A particular obligor (which, again, should be a particular customer in a particular location) was linked with three customers: JoeBlow, JaneBlow, a-customer-with-Jane's-name-and-Joe's-SSN! To make things worse, the attempt to clean up customers by defining them as a role of a "legal entity" didn't work in this case because the "customer" was really a married-household which was not a "legal entity" because it doesn't have its own tax id! Even worse, the rationale that legal entities are those things that are separately liable for money demands ignores the fact that both parties in a married household are liable (but even then differing on a state by state basis). Whew!
- OOP models assume that the "object pointer" (or object "handle") is a global unique identifier (GUID) for the "thing" represented by that object instance of that class.

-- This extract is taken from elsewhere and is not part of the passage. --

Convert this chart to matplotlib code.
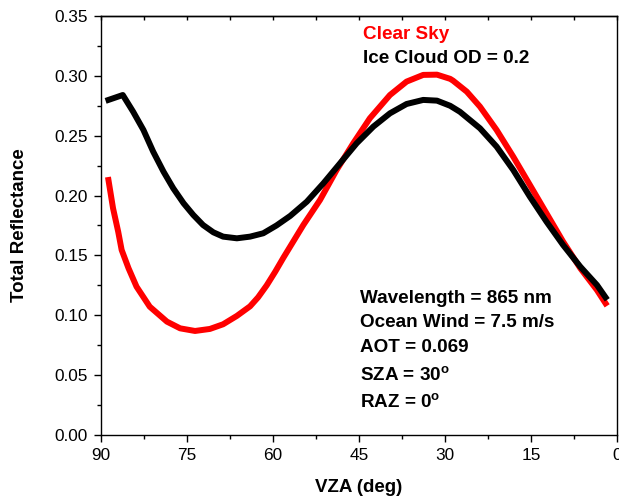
import matplotlib
matplotlib.use("Agg")
import matplotlib.pyplot as plt
from matplotlib.ticker import MultipleLocator

plt.rcParams['font.family'] = ['Liberation Sans', 'DejaVu Sans']

# Clear sky curve (VZA deg, reflectance)
vza_clear = [88.7, 87.9, 87.0, 86.4, 85.2, 83.8, 81.5, 78.5, 76.2, 73.6, 71.0, 68.7,
             66.3, 64.0, 62.6, 61.1, 59.6, 58.2, 54.7, 51.8, 48.9, 46.0, 43.1, 39.6,
             36.7, 33.8, 31.4, 29.1, 28.6, 26.2, 23.9, 21.0, 18.1, 15.2, 12.3, 9.4,
             6.4, 3.5, 2.0]
refl_clear = [0.2130, 0.1894, 0.1698, 0.1546, 0.1393, 0.1239, 0.1072, 0.0947, 0.0891,
              0.0869, 0.0886, 0.0925, 0.0995, 0.1075, 0.1150, 0.1250, 0.1365, 0.1480,
              0.1755, 0.1963, 0.2214, 0.2437, 0.2646, 0.2840, 0.2952, 0.3008, 0.3010,
              0.2975, 0.2960, 0.2868, 0.2743, 0.2548, 0.2325, 0.2089, 0.1852, 0.1615,
              0.1393, 0.1211, 0.1100]

# Ice cloud OD = 0.2 curve
vza_ice = [88.7, 86.2, 84.4, 82.6, 80.9, 79.1, 77.4, 75.6, 73.9, 72.2, 70.4, 68.7,
           66.3, 64.0, 61.7, 59.4, 57.0, 54.1, 51.2, 48.3, 45.4, 42.5, 39.6, 36.7,
           33.8, 31.4, 29.1, 27.4, 23.9, 21.0, 18.1, 15.2, 12.3, 9.4, 6.4, 3.5, 2.0]
refl_ice = [0.2799, 0.2840, 0.2701, 0.2548, 0.2367, 0.2200, 0.2061, 0.1936, 0.1838,
            0.1754, 0.1693, 0.1657, 0.1643, 0.1657, 0.1685, 0.1750, 0.1830, 0.1949,
            0.2103, 0.2270, 0.2437, 0.2576, 0.2687, 0.2765, 0.2799, 0.2793, 0.2750,
            0.2700, 0.2562, 0.2409, 0.2214, 0.1991, 0.1782, 0.1587, 0.1406, 0.1253,
            0.1150]

x_ticks = [90, 75, 60, 45, 30, 15, 0]
y_ticks = [0.00, 0.05, 0.10, 0.15, 0.20, 0.25, 0.30, 0.35]

legend_labels = ["Clear Sky", "Ice Cloud OD = 0.2"]
info_lines = ["Wavelength = 865 nm", "Ocean Wind = 7.5 m/s", "AOT = 0.069",
              r"SZA = 30$^{\mathregular{o}}$", r"RAZ = 0$^{\mathregular{o}}$"]

fig = plt.figure(figsize=(6.19, 4.99), dpi=100)
ax = fig.add_axes([101/619, 1 - 435/499, (617-101)/619, (435-16)/499])

ax.plot(vza_clear, refl_clear, color='#ff0000', lw=4.3, solid_joinstyle='round', zorder=2)
ax.plot(vza_ice, refl_ice, color='black', lw=4.3, solid_joinstyle='round', zorder=3)

ax.set_xlim(90, 0)
ax.set_ylim(0, 0.35)
ax.set_xticks(x_ticks)
ax.set_xticklabels([str(t) for t in x_ticks])
ax.set_yticks(y_ticks)
ax.set_yticklabels([f"{t:.2f}" for t in y_ticks])
ax.xaxis.set_minor_locator(MultipleLocator(7.5))
ax.yaxis.set_minor_locator(MultipleLocator(0.025))
ax.tick_params(axis='both', which='major', direction='out', length=5, width=1.0,
               labelsize=12.4, pad=4.5)
ax.tick_params(axis='both', which='minor', direction='out', length=3, width=1.0)
for s in ax.spines.values():
    s.set_linewidth(1.0)

sec = ax.secondary_xaxis('top')
sec.set_xticks(x_ticks)
sec.xaxis.set_minor_locator(MultipleLocator(7.5))
sec.tick_params(which='both', direction='in', labeltop=False, length=3, width=1.0)
sec.spines['top'].set_linewidth(1.0)

fig.text(359/619, 1 - 487/499, "VZA (deg)", fontsize=13.5, fontweight='bold',
         ha='center', va='center')
fig.text(19.5/619, 1 - 225.5/499, "Total Reflectance", fontsize=13.5, fontweight='bold',
         ha='center', va='center', rotation=90)

ax.text(44.3, 0.3306, legend_labels[0], color='#ff0000', fontsize=13.6, fontweight='bold',
        va='baseline', ha='left')
ax.text(44.3, 0.3105, legend_labels[1], color='black', fontsize=13.6, fontweight='bold',
        va='baseline', ha='left')

info_y = [0.1100, 0.0900, 0.0696, 0.0454, 0.0223]
for t, yv in zip(info_lines, info_y):
    ax.text(44.8, yv, t, color='black', fontsize=13.6, fontweight='bold',
            va='baseline', ha='left')

fig.savefig("out.png", dpi=100)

- E/R models assume that there is either an opaque key (ala sequence numbers) or some set of attributes whose combined values form a GUID for the "thing" represented by that row of that table.
- S/N models assume that there is some explicit or internal key associated with each "entity".
The Class hierarchy defined in an OO program represents a model of entities, their attributes, and their relationships with other entities; i.e. an Ontology. Unlike modern semantic network approaches, where it is clear that a multiplicity of ontologies must be recognized and mediated between, OO Classes implicitly assume that they are "the only model", "the correct model", "the universal model". Some assumptions of OO, as normally practiced, are...
- Only a single ontology is supported. OOP needs a way of mixing Class hierarchies where each is a different perspective on the same "thing(s)".
- No model exists for describing the author of the ontology. It is potentially implied by its [Java] package name (when that concept applies), but as far as other attributes of the author, there is no way to represent the "reliability" of the author, or of this particular model, or of a particular set of data values associated with this model.
- No model of whether particular values of Object attributes are "true", "up to date", "not vague", "not fuzzy" (i.e. clusters of possible points with probabilities for each point).
- No concept of object instances overlapping; each object either exists or not; objects don't "partially overlap" each other; objects exist in a single place in a single "copy". In other words, OOP doesn't distinguish between "a thing" and some number of (potentially imprecise) "representations" of that thing.
- The Class hierarchy is assumed to be the only way to classify/divide the world into "things" (anyway, at least the "things" that those classes model).
- An instance of Class X is assumed to be a member of the set of all Xs in the world. I.E. OOP doesn't have a way to say, I've created an object instance, but whether it is a member of the class of all X is not tied to whether it was created as an instance of Class X at birth. OOP doesn't support an agnostic attitude towards class/type membership. In still other words, Essence precedes Existence!
- The values of all entity attributes (aka an object instance) are assumed to be available in a single contiguous location. I.E. OOP can't normally handle attribute values being spread all over creation (as would be the case for data mined about someone via web page searches). OOP can't normally handle taking widely different amounts of time to retrieve different attributes (as would be the case in data mining operations).
Level I - Model Mapping
- Make it easy to map Object-Oriented models to Entity-Relationship models to Semantic-Network models. I.E. implement OO persistence layer in the style of the EAV approach to semantic network databases. Implement auto-translation of data in traditional E/R tables into EAV records. Implement auto loading of data into OO model from arbitrary EAV tuples (and therefore arbitrary relational tables). In other words, automated persistence with automatic data mapping.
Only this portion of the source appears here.